According to a study in the June 19 issue of JAMA among children with juvenile idiopathic arthritis (JIA) who had undergone primary immunization, the use of a measles-mumps-rubella (MMR) booster compared with no booster did not result in worse JIA disease activity.
"Juvenile idiopathic arthritis is the most common childhood rheumatic disease, with a prevalence between 16 and 150 per 100,000. Patients with JIA may be susceptible to infections through the immunosuppressive effect of their disease or its treatment. Preventing infections in patients with JIA requires effective and safe vaccinations that induce protective immune responses, have no severe adverse effects, and do not affect JIA disease activity. The live attenuated MMR vaccine is administered to children worldwide via national immunization programs. In immunocompromised patients, concern exists about the safety of live attenuated vaccines given the theoretical risk of enhanced replication of the attenuated pathogens in these patients. The safety of MMR vaccination in particular has been questioned in patients with JIA because the rubella component has been linked to the induction of arthritis in small uncontrolled studies," according to background information in the article.
AdvertisementMarloes W. Heijstek, M.D., of the University Medical Center Utrecht, Wilhelmina Children's Hospital, Utrecht, the Netherlands, and colleagues conducted a study to assess whether MMR booster vaccination affects disease activity in patients with JIA. The randomized trial included 137 patients with JIA 4 to 9 years of age who were recruited from 5 academic hospitals in the Netherlands between May 2008 and July 2011. Patients were randomly assigned to receive MMR booster vaccination (n=68) or no vaccination (control group; n=69). Disease activity was measured by the Juvenile Arthritis Disease Activity Score (JADAS-27), ranging from 0 (no activity) to 57 (high activity).

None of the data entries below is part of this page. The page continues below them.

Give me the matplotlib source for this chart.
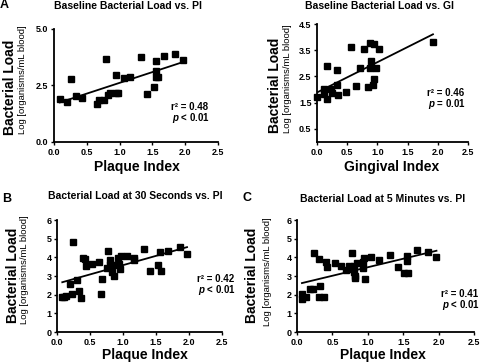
import numpy as np
import matplotlib
matplotlib.use('Agg')
import matplotlib.pyplot as plt

plt.rcParams['font.family'] = ['Liberation Sans', 'DejaVu Sans']
plt.rcParams['mathtext.fontset'] = 'custom'
plt.rcParams['mathtext.bfit'] = 'Liberation Sans:italic:bold'
plt.rcParams['mathtext.rm'] = 'Liberation Sans:bold'

W, H = 480, 364

# panel A: baseline load vs plaque index
a_pi = [0.09, 0.20, 0.26, 0.33, 0.43, 0.65, 0.68, 0.76, 0.79, 0.82, 0.86, 0.94, 0.94,
        0.98, 1.06, 1.16, 1.33, 1.42, 1.52, 1.55, 1.55, 1.56, 1.58, 1.68, 1.85, 1.96]
a_load = [1.90, 1.78, 2.80, 2.03, 1.96, 1.66, 1.85, 1.85, 3.68, 2.08, 2.18, 2.97, 2.18,
          2.18, 2.85, 2.86, 3.78, 2.12, 2.45, 3.60, 3.16, 2.86, 2.86, 3.81, 3.89, 3.62]

# panel A right: baseline load vs gingival index
g_gi = [0.00, 0.11, 0.12, 0.17, 0.17, 0.24, 0.25, 0.33, 0.33, 0.34, 0.48, 0.56, 0.64,
        0.72, 0.78, 0.84, 0.87, 0.88, 0.89, 0.92, 0.95, 0.95, 0.97, 1.03, 1.92]
g_load = [1.73, 2.01, 1.82, 2.91, 1.63, 2.01, 1.88, 2.76, 2.18, 1.79, 1.92, 3.64, 2.14,
          2.81, 3.55, 2.10, 3.78, 2.81, 3.10, 2.17, 3.74, 2.42, 2.81, 3.55, 3.81]

# panel B: load at 30 s vs plaque index
b_pi = [0.08, 0.10, 0.14, 0.19, 0.22, 0.24, 0.31, 0.33, 0.36, 0.39, 0.42, 0.44, 0.53,
        0.64, 0.68, 0.67, 0.76, 0.77, 0.80, 0.81, 0.82, 0.83, 0.86, 0.87, 0.93, 0.94,
        0.96, 0.97, 1.06, 1.16, 1.16, 1.32, 1.41, 1.53, 1.56, 1.58, 1.68, 1.87, 1.97]
b_load = [1.85, 1.88, 1.94, 2.56, 2.06, 4.84, 2.81, 2.20, 1.83, 3.98, 3.89, 3.53, 3.64,
          3.76, 2.83, 2.03, 3.41, 4.35, 3.58, 3.85, 3.58, 3.19, 2.99, 3.58, 3.98, 3.64,
          3.37, 4.09, 4.07, 3.98, 3.85, 4.43, 3.26, 3.58, 4.30, 3.26, 4.34, 4.57, 4.18]

# panel C: load at 5 min vs plaque index
c_pi = [0.07, 0.07, 0.13, 0.19, 0.22, 0.24, 0.31, 0.31, 0.32, 0.38, 0.41, 0.43, 0.53,
        0.62, 0.69, 0.74, 0.77, 0.77, 0.80, 0.81, 0.82, 0.82, 0.85, 0.93, 0.93, 0.95,
        0.96, 1.05, 1.16, 1.32, 1.42, 1.51, 1.55, 1.55, 1.57, 1.69, 1.85, 1.97]
c_load = [2.06, 1.76, 1.85, 2.33, 2.28, 4.21, 3.89, 1.85, 2.47, 1.85, 3.76, 3.46, 3.67,
          3.53, 3.32, 3.55, 4.21, 3.37, 3.53, 3.23, 2.99, 2.87, 3.67, 3.73, 3.44, 3.94,
          2.83, 4.03, 3.85, 4.12, 3.49, 3.17, 4.09, 3.82, 3.17, 4.39, 4.30, 4.00]


def box(l, t, r, b):
    return [l / W, 1 - b / H, (r - l) / W, (b - t) / H]


def fx(x, y):
    return x / W, 1 - y / H


fig = plt.figure(figsize=(4.8, 3.64), dpi=100)

panels = [
    dict(rect=box(54, 29, 218, 142), x=a_pi, y=a_load, ylim=(0, 5), yticks=[0, 2.5, 5],
         yfmt='%.1f', title='Baseline Bacterial Load vs. PI', tpos=(128, 6),
         xlabel='Plaque Index', xlpos=(137, 167), yl1=(10, 87), yl2=(23, 80),
         r2='r² = 0.48', p='< 0.01', txt=(171, 107)),
    dict(rect=box(317, 24, 468, 142), x=g_gi, y=g_load, ylim=(0, 4.5),
         yticks=[0.5, 1.5, 2.5, 3.5, 4.5], yfmt='%.1f',
         title='Baseline Bacterial Load vs. GI', tpos=(379, 6),
         xlabel='Gingival Index', xlpos=(392, 167), yl1=(275, 85), yl2=(287, 79),
         r2='r² = 0.46', p='= 0.01', txt=(427, 93)),
    dict(rect=box(57, 220, 222, 332), x=b_pi, y=b_load, ylim=(0, 6), yticks=range(7),
         yfmt='%d', title='Bacterial Load at 30 Seconds vs. PI', tpos=(135, 196),
         xlabel='Plaque Index', xlpos=(145, 355), yl1=(13, 275), yl2=(25, 270),
         r2='r² = 0.42', p='< 0.01', txt=(197, 279)),
    dict(rect=box(297, 220, 474, 332), x=c_pi, y=c_load, ylim=(0, 6), yticks=range(7),
         yfmt='%d', title='Bacterial Load at 5 Minutes vs. PI', tpos=(383, 199),
         xlabel='Plaque Index', xlpos=(383, 355), yl1=(252, 275), yl2=(268, 272),
         r2='r² = 0.41', p='< 0.01', txt=(441, 294)),
]

for pn in panels:
    ax = fig.add_axes(pn['rect'])
    x = np.array(pn['x'])
    y = np.array(pn['y'])
    ax.plot(x, y, 's', color='black', markersize=3.8, clip_on=False)
    k, b0 = np.polyfit(x, y, 1)
    xs = np.array([x.min(), x.max()])
    ax.plot(xs, k * xs + b0, color='black', linewidth=1.3)
    ax.set_xlim(0, 2.5)
    ax.set_ylim(*pn['ylim'])
    ax.set_xticks([0, 0.5, 1.0, 1.5, 2.0, 2.5])
    ax.set_xticklabels(['%.1f' % v for v in [0, 0.5, 1.0, 1.5, 2.0, 2.5]])
    ax.set_yticks(list(pn['yticks']))
    ax.set_yticklabels([pn['yfmt'] % v for v in pn['yticks']])
    for s in ['top', 'right']:
        ax.spines[s].set_visible(False)
    for s in ['left', 'bottom']:
        ax.spines[s].set_linewidth(1.3)
    ax.tick_params(length=2.5, width=1, pad=1.5, labelsize=6.5)
    for lab in ax.get_xticklabels() + ax.get_yticklabels():
        lab.set_fontweight('bold')

    fig.text(*fx(*pn['tpos']), pn['title'], ha='center', va='center',
             fontsize=7.5, fontweight='bold')
    fig.text(*fx(*pn['xlpos']), pn['xlabel'], ha='center', va='center',
             fontsize=10, fontweight='bold')
    fig.text(*fx(*pn['yl1']), 'Bacterial Load', ha='center', va='center',
             rotation=90, fontsize=10, fontweight='bold')
    fig.text(*fx(*pn['yl2']), 'Log [organisms/mL blood]', ha='center', va='center',
             rotation=90, fontsize=6.8)
    tx, ty = pn['txt']
    fig.text(*fx(tx, ty), pn['r2'], ha='left', va='center', fontsize=7, fontweight='bold')
    fig.text(*fx(tx + 1, ty + 11), r'$\mathbfit{p}$ ' + pn['p'], ha='left', va='center',
             fontsize=7, fontweight='bold')

fig.text(*fx(4, 5), 'A', ha='center', va='center', fontsize=9, fontweight='bold')
fig.text(*fx(7, 199), 'B', ha='center', va='center', fontsize=9, fontweight='bold')
fig.text(*fx(247, 198), 'C', ha='center', va='center', fontsize=9, fontweight='bold')

fig.savefig('out.png', dpi=100)
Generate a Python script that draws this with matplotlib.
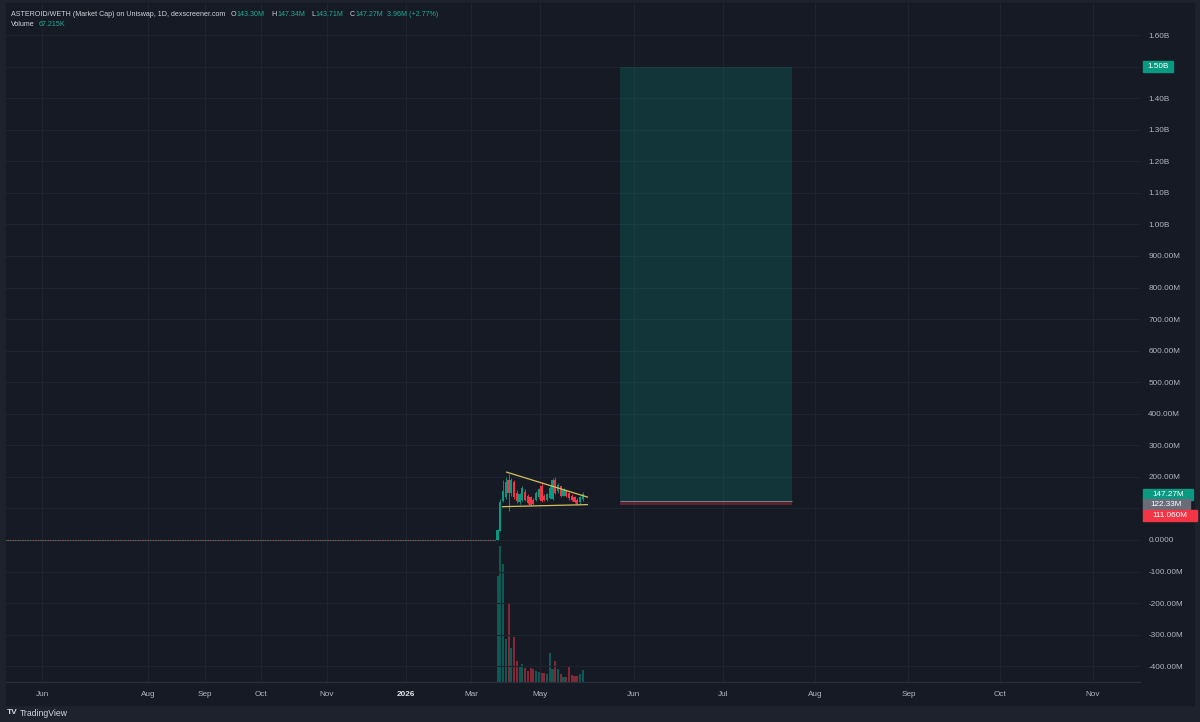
import matplotlib
matplotlib.use('Agg')
import matplotlib.pyplot as plt
from matplotlib.patches import Rectangle
import numpy as np

plt.rcParams['font.family'] = ['Liberation Sans', 'DejaVu Sans']

# daily candles, market cap in millions
opens  = [0.5, 30, 125, 135, 190, 148, 185, 150, 120, 128, 152, 140, 135, 128, 127, 135,
          172, 140, 127, 132, 130, 190, 155, 170, 140, 155, 150, 140, 136, 128, 120, 130]
highs  = [35, 130, 190, 200, 210, 195, 190, 158, 150, 170, 160, 145, 140, 132, 155, 165,
          185, 145, 150, 170, 195, 200, 180, 172, 165, 158, 152, 145, 138, 132, 138, 152]
lows   = [0, 28, 120, 130, 92, 140, 130, 118, 115, 125, 125, 115, 108, 110, 124, 130,
          120, 122, 124, 130, 128, 145, 150, 135, 138, 135, 128, 122, 118, 112, 115, 125]
closes = [32, 120, 155, 185, 148, 190, 136, 122, 145, 165, 128, 118, 112, 114, 150, 160,
          125, 127, 145, 165, 190, 150, 175, 140, 160, 140, 132, 126, 120, 115, 135, 147.27]
# volume in thousands
volumes = [594, 760, 660, 240, 442, 190, 252, 118, 90, 100, 78, 62, 78, 73, 62, 56,
           50, 50, 45, 162, 73, 118, 73, 45, 28, 28, 90, 39, 34, 34, 45, 67.2]

x_tick_pos = [-165.8, -127.3, -106.5, -86.2, -62.2, -33.5, -9.5, 15.3,
              49.5, 82.2, 115.6, 149.5, 182.9, 216.7]
x_tick_labels = ['Jun', 'Aug', 'Sep', 'Oct', 'Nov', '2026', 'Mar', 'May',
                 'Jun', 'Jul', 'Aug', 'Sep', 'Oct', 'Nov']
y_ticks = [-400, -300, -200, -100, 0, 100, 200, 300, 400, 500, 600, 700, 800,
           900, 1000, 1100, 1200, 1300, 1400, 1500, 1600]

# long position tool
target = 1500
entry = 122.33
stop = 111.06
pos_start, pos_end = 44.7, 107.3

# triangle drawing
tri_upper_x, tri_upper_y = [3.3, 32.7], [215, 136]
tri_lower_x, tri_lower_y = [1.8, 32.7], [105.6, 112]

W, H = 1200, 722
BG = '#161a25'
FRAME = '#1e222d'
GREEN = '#089981'
RED = '#f23645'
TXT = '#b2b5be'
GRID = '#1f2330'

fig = plt.figure(figsize=(W / 100, H / 100), dpi=100, facecolor=FRAME)
fig.patches.append(Rectangle((6 / W, 1 - 705 / H), (1194 - 6) / W, (705 - 3) / H,
                             transform=fig.transFigure, color=BG, zorder=0))

rect = [6 / W, 1 - 682 / H, (1140 - 6) / W, (682 - 3) / H]
axv = fig.add_axes(rect, facecolor='none', zorder=1)
ax = fig.add_axes(rect, facecolor='none', zorder=2, sharex=axv)

xlim = (-178.9, 233.8)
ax.set_xlim(*xlim)
ax.set_ylim(-450, 1701.5)

n = len(opens)
x = np.arange(n)
o = np.array(opens); c = np.array(closes)
up = c >= o
cols = np.where(up, GREEN, RED)

# volume overlay
axv.set_ylim(0, 3790)
axv.bar(x, volumes, width=0.75, color=cols, alpha=0.5, linewidth=0)
axv.plot([xlim[0], -0.5], [2, 2], color=GREEN, lw=0.8, ls=(0, (1, 2)), alpha=0.6)
axv.plot([xlim[0], -0.5], [2, 2], color=RED, lw=0.8, ls=(1.5, (1, 2)), alpha=0.6)
axv.axis('off')

# grid
for yt in y_ticks:
    ax.axhline(yt, color=GRID, lw=0.8, zorder=0)
for xt in x_tick_pos:
    ax.axvline(xt, color=GRID, lw=0.8, zorder=0)

# pre-launch near-zero prices
ax.plot([xlim[0], -0.5], [0, 0], color=GREEN, lw=0.8, ls=(0, (1, 2)))
ax.plot([xlim[0], -0.5], [0, 0], color=RED, lw=0.8, ls=(1.5, (1, 2)))

# candles
ax.vlines(x, lows, highs, colors=cols, lw=0.6, zorder=3)
body_h = np.maximum(np.abs(c - o), 1.0)
ax.bar(x, body_h, bottom=np.minimum(o, c), width=0.8, color=cols, linewidth=0, zorder=3)

# triangle
ax.plot(tri_upper_x, tri_upper_y, color='#d4c05a', lw=0.9, zorder=4)
ax.plot(tri_lower_x, tri_lower_y, color='#d4c05a', lw=0.9, zorder=4)

# position tool
ax.add_patch(Rectangle((pos_start, entry), pos_end - pos_start, target - entry,
                       fc=(8 / 255, 153 / 255, 129 / 255, 0.22), ec='none', zorder=1))
ax.add_patch(Rectangle((pos_start, stop), pos_end - pos_start, entry - stop,
                       fc=(242 / 255, 54 / 255, 69 / 255, 0.3), ec='none', zorder=1))
ax.hlines(entry, pos_start, pos_end, color='#787b86', lw=0.8, zorder=2)


def fmt(v):
    if v == 0:
        return '0.0000'
    if abs(v) >= 1000:
        return f'{v / 1000:.2f}B'
    return f'{v:.2f}M'


ax.set_yticks(y_ticks)
ax.set_yticklabels([fmt(v) for v in y_ticks])
ax.yaxis.tick_right()
ax.tick_params(axis='y', length=0, pad=6, labelsize=5.9, labelcolor=TXT)
ax.set_xticks(x_tick_pos)
ax.set_xticklabels(x_tick_labels)
ax.tick_params(axis='x', length=0, pad=6.5, labelsize=5.9, labelcolor=TXT)
for lab in ax.get_xticklabels():
    if lab.get_text() == '2026':
        lab.set_color('#e0e3eb')
        lab.set_fontweight('bold')
for s in ['top', 'left', 'right']:
    ax.spines[s].set_visible(False)
ax.spines['bottom'].set_color('#2a2e39')
ax.spines['bottom'].set_linewidth(1)


def price_tag(value, text, color, dy, width):
    yd = ax.transData.transform((0, value))[1] - dy
    x0 = 1143
    fig.patches.append(Rectangle((x0 / W, (yd - 5.5) / H), width / W, 11 / H,
                                 transform=fig.transFigure, color=color, zorder=5))
    fig.text((x0 + width / 2) / W, yd / H, text, color='white', fontsize=5.9,
             ha='center', va='center', zorder=6)


price_tag(target, '1.50B', GREEN, 0, 30)
price_tag(closes[-1], '147.27M', GREEN, 0.5, 50)
price_tag(entry, '122.33M', '#6a6d78', 3, 47)
price_tag(stop, '111.060M', RED, 11, 54)

# header
renderer = fig.canvas.get_renderer()


def header(parts, x0, y0):
    xp = x0
    for s, col, gap in parts:
        t = fig.text(xp / W, 1 - y0 / H, s, color=col, fontsize=5.1, ha='left', va='center')
        xp += t.get_window_extent(renderer=renderer).width + gap


LT = '#d1d4dc'
VAL = '#22ab94'
header([('ASTEROID/WETH (Market Cap) on Uniswap, 1D, dexscreener.com', LT, 5),
        ('O', LT, 1), ('143.30M', VAL, 6),
        ('H', LT, 1), ('147.34M', VAL, 6),
        ('L', LT, 1), ('143.71M', VAL, 6),
        ('C', LT, 1), ('147.27M', VAL, 3),
        ('3.96M (+2.77%)', VAL, 0)], 11, 15)
header([('Volume', LT, 4), ('67.215K', VAL, 0)], 11, 25)

# footer logo
fig.text(7 / W, 1 - 713 / H, 'TV', color=LT, fontsize=6, fontweight='heavy',
         ha='left', va='center')
fig.text(20 / W, 1 - 713 / H, 'TradingView', color=LT, fontsize=6.2,
         ha='left', va='center')

fig.savefig('out.png', dpi=100, facecolor=FRAME)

The researchers found that the average JADAS-27 during the total follow-up period did not differ significantly between 63 revaccinated patients (JADAS-27, 2.8) and 68 controls (JADAS-27, 2.4). The average number of flares per patient did not differ significantly between the MMR booster group (0.44) and the control group (0.34), nor did the percentage of patients with 1 or more flares during follow-up.
All revaccinated patients were seroprotected against measles and rubella after vaccination. At 12 months, seroprotection rates were higher in revaccinated patients vs. controls (measles, 100 percent vs. 92 percent; mumps, 97 percent vs. 81 percent; and rubella, 100 percent vs. 94 percent, respectively), and antibody concentrations were higher compared with controls against measles, mumps, and rubella.
"The safety of MMR vaccination has been questioned because disease flares have been described after MMR vaccination. Our trial does not show an effect of vaccination on disease activity," the authors write.
"Larger studies are needed to assess MMR effects in patients using biologic agents."